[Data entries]
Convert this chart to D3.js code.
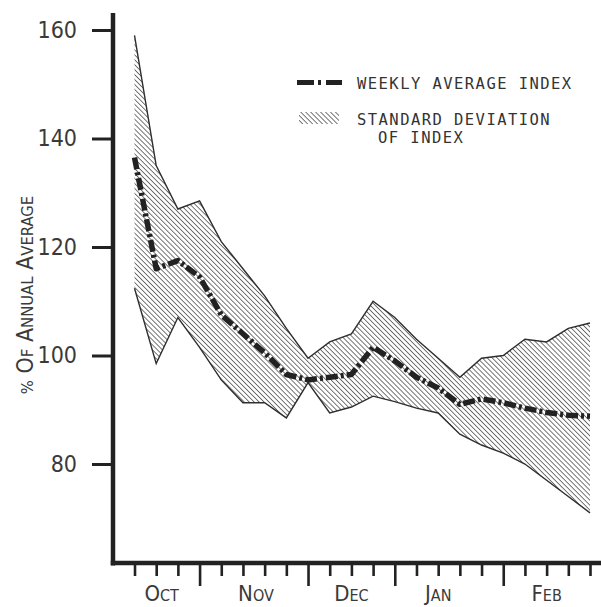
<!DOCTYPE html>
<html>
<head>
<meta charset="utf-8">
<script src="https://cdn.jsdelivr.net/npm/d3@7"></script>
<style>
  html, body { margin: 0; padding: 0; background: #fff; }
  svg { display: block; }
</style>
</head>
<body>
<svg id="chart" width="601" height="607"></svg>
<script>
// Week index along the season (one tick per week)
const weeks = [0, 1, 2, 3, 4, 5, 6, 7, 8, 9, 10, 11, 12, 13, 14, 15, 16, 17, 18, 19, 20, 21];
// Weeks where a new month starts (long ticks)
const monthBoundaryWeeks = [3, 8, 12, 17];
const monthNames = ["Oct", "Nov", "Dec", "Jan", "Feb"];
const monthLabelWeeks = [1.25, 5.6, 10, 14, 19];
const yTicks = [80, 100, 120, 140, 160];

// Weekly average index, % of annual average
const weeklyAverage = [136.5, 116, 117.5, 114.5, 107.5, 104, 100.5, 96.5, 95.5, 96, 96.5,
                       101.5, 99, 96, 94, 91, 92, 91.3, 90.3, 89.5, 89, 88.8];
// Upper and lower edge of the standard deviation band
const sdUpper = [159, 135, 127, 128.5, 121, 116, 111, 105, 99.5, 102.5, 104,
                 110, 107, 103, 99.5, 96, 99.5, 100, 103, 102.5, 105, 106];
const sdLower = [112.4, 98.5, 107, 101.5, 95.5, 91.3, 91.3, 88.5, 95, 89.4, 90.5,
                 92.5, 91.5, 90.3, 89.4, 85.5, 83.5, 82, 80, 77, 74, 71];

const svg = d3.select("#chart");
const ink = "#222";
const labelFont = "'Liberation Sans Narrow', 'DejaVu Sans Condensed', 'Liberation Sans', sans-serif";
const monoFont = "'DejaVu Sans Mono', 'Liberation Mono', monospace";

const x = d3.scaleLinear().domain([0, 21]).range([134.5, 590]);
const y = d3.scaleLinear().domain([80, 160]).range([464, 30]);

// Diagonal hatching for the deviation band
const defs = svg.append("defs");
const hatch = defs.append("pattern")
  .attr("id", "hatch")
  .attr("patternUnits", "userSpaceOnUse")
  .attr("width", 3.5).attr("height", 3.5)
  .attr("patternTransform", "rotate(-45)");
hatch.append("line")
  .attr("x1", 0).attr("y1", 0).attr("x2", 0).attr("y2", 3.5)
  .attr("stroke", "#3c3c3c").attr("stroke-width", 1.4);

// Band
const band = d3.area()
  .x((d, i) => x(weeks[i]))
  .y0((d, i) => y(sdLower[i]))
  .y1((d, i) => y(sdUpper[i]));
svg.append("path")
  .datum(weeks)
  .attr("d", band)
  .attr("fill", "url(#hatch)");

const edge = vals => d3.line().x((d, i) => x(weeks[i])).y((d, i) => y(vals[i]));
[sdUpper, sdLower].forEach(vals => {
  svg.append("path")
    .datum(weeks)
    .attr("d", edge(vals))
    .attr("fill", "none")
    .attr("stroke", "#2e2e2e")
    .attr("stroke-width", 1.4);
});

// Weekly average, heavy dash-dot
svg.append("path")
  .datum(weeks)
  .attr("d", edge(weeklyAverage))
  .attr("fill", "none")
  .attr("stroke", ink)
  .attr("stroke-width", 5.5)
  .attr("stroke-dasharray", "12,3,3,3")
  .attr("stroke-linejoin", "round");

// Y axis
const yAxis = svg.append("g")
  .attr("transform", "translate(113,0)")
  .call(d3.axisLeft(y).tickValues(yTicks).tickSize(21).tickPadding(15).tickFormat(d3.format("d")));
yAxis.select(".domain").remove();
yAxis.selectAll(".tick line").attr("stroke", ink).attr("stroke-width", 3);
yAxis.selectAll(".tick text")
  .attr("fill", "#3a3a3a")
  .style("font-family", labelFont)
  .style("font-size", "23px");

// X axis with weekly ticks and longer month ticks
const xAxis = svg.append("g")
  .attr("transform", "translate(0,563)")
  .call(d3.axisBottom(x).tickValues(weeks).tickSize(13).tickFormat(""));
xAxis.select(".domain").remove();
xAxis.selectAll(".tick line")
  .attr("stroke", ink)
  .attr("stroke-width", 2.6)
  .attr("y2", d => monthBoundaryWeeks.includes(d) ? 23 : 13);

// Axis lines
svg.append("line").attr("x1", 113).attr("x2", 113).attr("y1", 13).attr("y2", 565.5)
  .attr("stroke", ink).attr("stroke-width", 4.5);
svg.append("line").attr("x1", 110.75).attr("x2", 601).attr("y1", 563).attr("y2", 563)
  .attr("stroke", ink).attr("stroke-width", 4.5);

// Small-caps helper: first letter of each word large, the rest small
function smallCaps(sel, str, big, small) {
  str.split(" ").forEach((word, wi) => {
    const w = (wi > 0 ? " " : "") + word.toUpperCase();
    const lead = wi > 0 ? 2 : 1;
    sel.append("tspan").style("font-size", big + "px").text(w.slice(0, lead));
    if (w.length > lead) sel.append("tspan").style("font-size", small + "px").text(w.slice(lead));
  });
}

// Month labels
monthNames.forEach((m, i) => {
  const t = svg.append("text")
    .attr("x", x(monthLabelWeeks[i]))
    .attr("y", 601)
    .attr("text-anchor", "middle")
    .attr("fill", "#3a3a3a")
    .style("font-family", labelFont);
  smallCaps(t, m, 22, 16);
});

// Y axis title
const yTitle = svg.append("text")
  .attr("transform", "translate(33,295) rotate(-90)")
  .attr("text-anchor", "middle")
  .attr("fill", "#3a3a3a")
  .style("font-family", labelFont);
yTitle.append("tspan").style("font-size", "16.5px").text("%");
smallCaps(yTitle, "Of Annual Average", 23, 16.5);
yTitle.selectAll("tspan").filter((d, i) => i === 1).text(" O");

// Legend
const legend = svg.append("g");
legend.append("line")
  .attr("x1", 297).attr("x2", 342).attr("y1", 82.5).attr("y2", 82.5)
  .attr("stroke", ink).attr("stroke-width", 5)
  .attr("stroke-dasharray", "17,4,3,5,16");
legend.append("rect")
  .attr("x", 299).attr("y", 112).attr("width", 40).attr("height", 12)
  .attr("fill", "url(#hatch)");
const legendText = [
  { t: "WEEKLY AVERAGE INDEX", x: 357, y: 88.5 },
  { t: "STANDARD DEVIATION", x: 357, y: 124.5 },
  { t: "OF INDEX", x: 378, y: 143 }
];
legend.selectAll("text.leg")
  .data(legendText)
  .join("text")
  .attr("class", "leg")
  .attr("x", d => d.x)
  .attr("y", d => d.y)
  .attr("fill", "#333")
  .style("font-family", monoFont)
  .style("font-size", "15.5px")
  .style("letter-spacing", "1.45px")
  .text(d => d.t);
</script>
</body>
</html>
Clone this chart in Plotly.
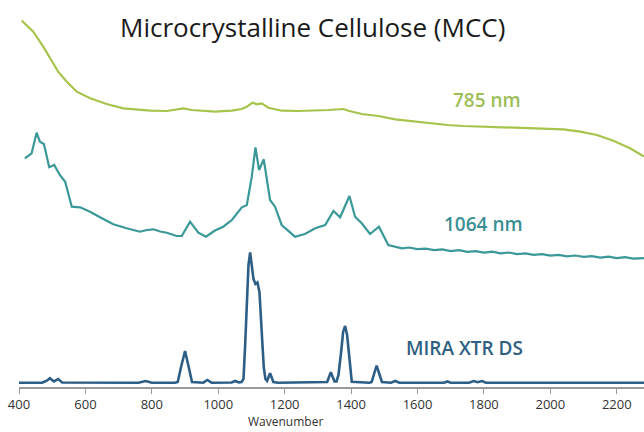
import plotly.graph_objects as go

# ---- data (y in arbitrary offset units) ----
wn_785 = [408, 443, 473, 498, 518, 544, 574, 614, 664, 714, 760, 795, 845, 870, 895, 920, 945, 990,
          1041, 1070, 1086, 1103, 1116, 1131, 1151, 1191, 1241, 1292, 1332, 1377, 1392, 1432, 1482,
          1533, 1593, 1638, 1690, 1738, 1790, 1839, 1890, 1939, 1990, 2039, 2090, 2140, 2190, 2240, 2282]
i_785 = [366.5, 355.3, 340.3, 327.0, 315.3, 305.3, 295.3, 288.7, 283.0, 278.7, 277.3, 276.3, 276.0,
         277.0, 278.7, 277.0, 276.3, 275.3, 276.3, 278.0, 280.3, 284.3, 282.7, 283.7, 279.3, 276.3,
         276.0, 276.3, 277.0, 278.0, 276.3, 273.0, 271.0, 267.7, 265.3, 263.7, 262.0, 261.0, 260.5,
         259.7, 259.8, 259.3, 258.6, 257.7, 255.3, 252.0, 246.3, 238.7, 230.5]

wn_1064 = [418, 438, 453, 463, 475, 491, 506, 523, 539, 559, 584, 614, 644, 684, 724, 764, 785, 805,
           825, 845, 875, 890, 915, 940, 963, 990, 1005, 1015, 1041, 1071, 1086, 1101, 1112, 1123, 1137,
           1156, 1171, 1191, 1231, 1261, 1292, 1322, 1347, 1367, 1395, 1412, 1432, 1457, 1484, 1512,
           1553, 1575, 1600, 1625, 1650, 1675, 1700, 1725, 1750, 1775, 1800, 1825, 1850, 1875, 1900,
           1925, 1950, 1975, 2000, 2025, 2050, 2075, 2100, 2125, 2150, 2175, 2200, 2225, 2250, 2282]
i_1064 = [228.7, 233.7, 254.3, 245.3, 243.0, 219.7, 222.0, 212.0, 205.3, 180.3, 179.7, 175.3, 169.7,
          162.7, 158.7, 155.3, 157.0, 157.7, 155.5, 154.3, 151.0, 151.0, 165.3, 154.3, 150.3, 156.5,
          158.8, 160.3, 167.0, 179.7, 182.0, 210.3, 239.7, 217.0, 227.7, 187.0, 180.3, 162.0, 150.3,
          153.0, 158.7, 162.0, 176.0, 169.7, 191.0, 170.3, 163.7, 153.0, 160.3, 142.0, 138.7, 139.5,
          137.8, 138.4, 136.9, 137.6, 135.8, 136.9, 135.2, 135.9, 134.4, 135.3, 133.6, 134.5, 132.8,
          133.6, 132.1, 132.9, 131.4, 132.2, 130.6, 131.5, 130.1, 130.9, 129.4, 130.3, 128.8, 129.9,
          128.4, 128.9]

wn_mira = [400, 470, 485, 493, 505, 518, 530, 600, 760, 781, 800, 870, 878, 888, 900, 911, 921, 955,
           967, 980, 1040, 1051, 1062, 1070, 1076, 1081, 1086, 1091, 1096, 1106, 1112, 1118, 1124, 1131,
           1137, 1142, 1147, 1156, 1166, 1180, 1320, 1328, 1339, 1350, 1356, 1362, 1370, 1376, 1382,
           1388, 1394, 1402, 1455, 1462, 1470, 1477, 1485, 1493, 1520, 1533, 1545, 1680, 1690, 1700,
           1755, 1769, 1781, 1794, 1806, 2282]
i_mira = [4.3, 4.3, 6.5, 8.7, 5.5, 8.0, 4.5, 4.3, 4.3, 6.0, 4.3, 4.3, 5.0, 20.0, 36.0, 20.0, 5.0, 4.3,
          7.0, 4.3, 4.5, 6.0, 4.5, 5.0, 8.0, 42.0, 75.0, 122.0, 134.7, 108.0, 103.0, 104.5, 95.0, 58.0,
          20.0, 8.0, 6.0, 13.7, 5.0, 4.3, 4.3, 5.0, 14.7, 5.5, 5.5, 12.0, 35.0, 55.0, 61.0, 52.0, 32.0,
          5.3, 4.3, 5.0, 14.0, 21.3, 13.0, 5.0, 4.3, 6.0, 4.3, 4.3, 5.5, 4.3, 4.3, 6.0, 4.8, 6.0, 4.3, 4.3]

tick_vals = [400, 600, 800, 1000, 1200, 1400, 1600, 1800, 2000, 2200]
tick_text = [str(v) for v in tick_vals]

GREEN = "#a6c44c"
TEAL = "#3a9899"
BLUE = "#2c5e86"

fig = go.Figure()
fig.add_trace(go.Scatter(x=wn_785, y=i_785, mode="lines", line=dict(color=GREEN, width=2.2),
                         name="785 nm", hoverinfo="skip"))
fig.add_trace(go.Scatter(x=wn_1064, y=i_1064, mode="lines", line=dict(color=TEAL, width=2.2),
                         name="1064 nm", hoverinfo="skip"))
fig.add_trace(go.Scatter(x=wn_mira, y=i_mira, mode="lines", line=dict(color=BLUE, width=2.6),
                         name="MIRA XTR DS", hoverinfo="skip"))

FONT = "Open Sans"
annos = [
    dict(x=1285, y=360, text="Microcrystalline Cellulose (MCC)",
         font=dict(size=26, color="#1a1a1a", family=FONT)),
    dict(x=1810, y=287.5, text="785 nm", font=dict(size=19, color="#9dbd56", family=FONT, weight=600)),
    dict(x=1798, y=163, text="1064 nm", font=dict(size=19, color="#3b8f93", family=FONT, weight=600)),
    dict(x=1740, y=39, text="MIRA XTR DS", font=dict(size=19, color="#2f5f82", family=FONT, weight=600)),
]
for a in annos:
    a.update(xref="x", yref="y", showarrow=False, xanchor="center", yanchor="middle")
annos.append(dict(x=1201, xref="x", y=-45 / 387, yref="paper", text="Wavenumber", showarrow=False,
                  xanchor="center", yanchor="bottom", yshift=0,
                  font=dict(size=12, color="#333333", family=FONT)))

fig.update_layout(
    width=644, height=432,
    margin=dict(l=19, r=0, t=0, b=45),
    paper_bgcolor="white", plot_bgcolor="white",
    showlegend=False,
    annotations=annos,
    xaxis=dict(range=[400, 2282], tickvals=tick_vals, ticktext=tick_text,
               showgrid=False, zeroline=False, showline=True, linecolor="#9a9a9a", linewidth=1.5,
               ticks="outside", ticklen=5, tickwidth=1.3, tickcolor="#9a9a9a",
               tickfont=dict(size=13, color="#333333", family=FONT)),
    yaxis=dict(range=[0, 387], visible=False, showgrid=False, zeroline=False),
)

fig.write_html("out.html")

#### To do
Show, from the material above, each line that includes the string "chart".

#### Answer to the exercise
Convert this chart to D3.js code.
<svg id="chart" width="601" height="607"></svg>
const svg = d3.select("#chart");
Clone this chart in Plotly.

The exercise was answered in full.